# Just wanted to share my new G. Altifrons



## er201 (Apr 21, 2010)

Got these guys a few days ago from bobby (momobobo) They're great btw.

Pair spawned on their second night.


















The Eggs that I was able to save.










The Sub adults.


























And of course, I just have to include a tank shot.


----------



## Morainy (Apr 21, 2010)

Wow! Extraordinary fish and setup!


----------



## fishinmind (Sep 10, 2010)

I agree. Very nice setup and fishes.


----------



## Rastapus (Apr 21, 2010)

Very nice!


----------



## mollyb (May 18, 2010)

nice egg tumblers, I had good success with just lots of aeration in a bare bottom 2 gal tank with a sponge filter for the fry, seemed to be enough movement without any specialized equipment. Nice setup.


----------



## FishFreaks (May 15, 2011)

i like your homemade prefilter for the powerhead


----------



## er201 (Apr 21, 2010)

FishFreaks said:


> i like your homemade prefilter for the powerhead


Thanks for the comments everyone, The prefilter is just cause the water gets cloudy after a few days (geos like to dig into the sand and uplift alot of fine debres).

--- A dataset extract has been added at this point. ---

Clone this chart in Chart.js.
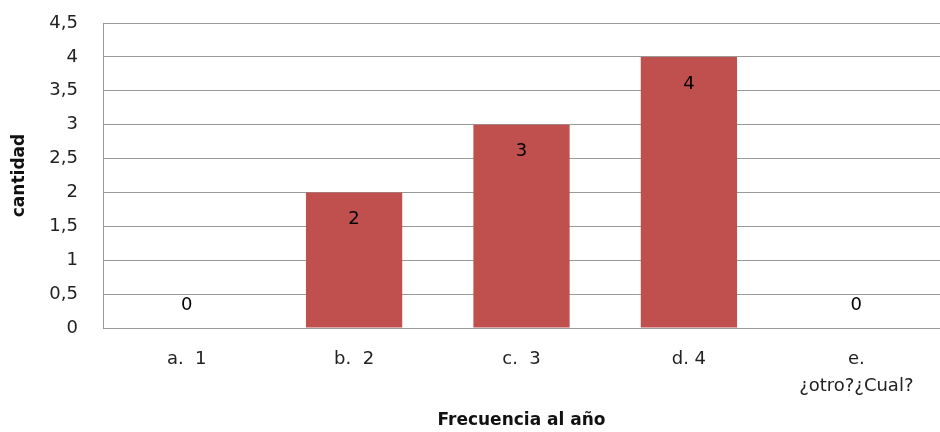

Well the pair is cleaning a sight out, looks like I'm getting more eggs soon.


----------



## Momobobo (Sep 28, 2010)

Your camera certainly captures them better in image than I ever could  They look great!


----------



## er201 (Apr 21, 2010)

Thanks bobby, and oh ya, the eggs hatched this morning they're now at their fry stage. Of course more pictures  they're just amazing and fun to take pictures of.


























I think this is the sub adult male.


----------



## er201 (Apr 21, 2010)

more pictures of the adults and 1 of the subs.


----------



## Scherb (Feb 10, 2011)

Hello. Nice set up and Fish. looks professional. and excellent pics. Thanks for sharing. Cheers


----------



## jay_leask (Apr 22, 2010)

i like the set-up, very nice.


----------